On Sun, 8 Aug 1999, Kai Makisara wrote:

> It is not clear to me whether the st driver should implement its own
> llseek() that returns ESPIPE or use the default as it does now. The man

I think so. I can see two approaches:

I-do-everything-approach:
   - it accepts any seek, and attempts to implement it
        - first by using LOCATE (ie DDS-2, the ioctl() you proposed)
          (this can go backward or forward, but this can fail e.g.
           if tapes doesn't support, if scsi2logical not set, etc)
        - then by rewinding and spacing forward or reading, or
          just reading if you seek forward
   Advantage: allows to treat a tape like a file, with a very good
              compatibility.
   Disadvantage: not portable, puts a lot of stuff in the kernel.

I-fail-if-I-can't-approach:
   - forward seeks are implemented either with ioctl() or with dummy
     reads, depending maybe on a mt stoptions
   - all others are rejected with ISPIPE

I-fail-always-approach:
   - all are rejected with ISPIPE: please use the low-level move commands
     manually (ioctls()).

The current implementation, for me, is wrong: it fails silently, really.

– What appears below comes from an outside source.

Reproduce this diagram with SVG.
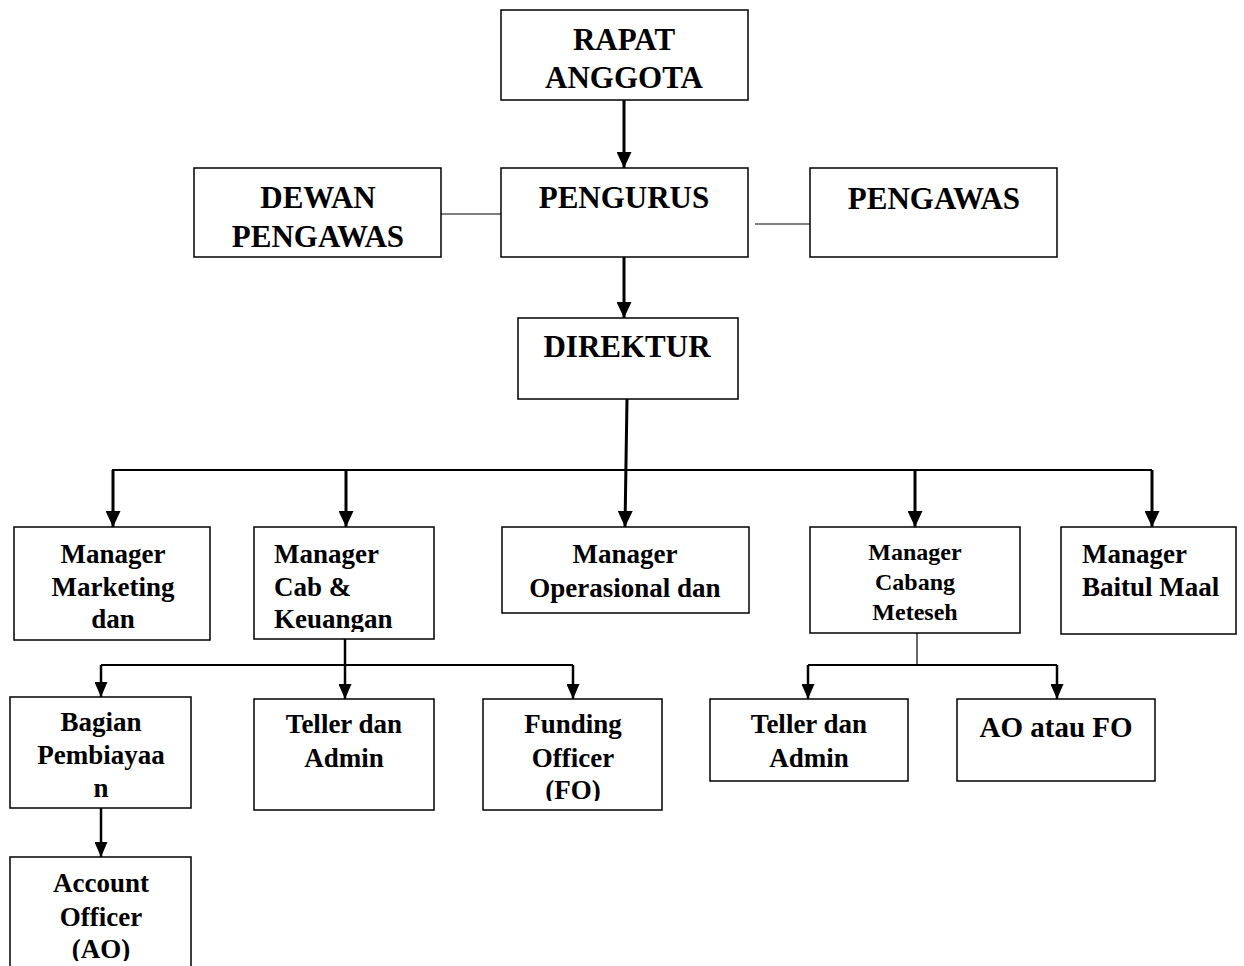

> I am willing to change the lseek() behaviour of the st driver if someone
> gives me a strong enough reason. However, note that relying on the
> behaviour of lseek() with tapes in general is bad because the behaviour
> may not be consistent across Unix and Unix-like systems.

You are right. It's really not that important. You can leave it as is,
although I would prefer to simply implement lseek() on tapes as
an error (ISPIPE), so that trivial errors are spotted easily.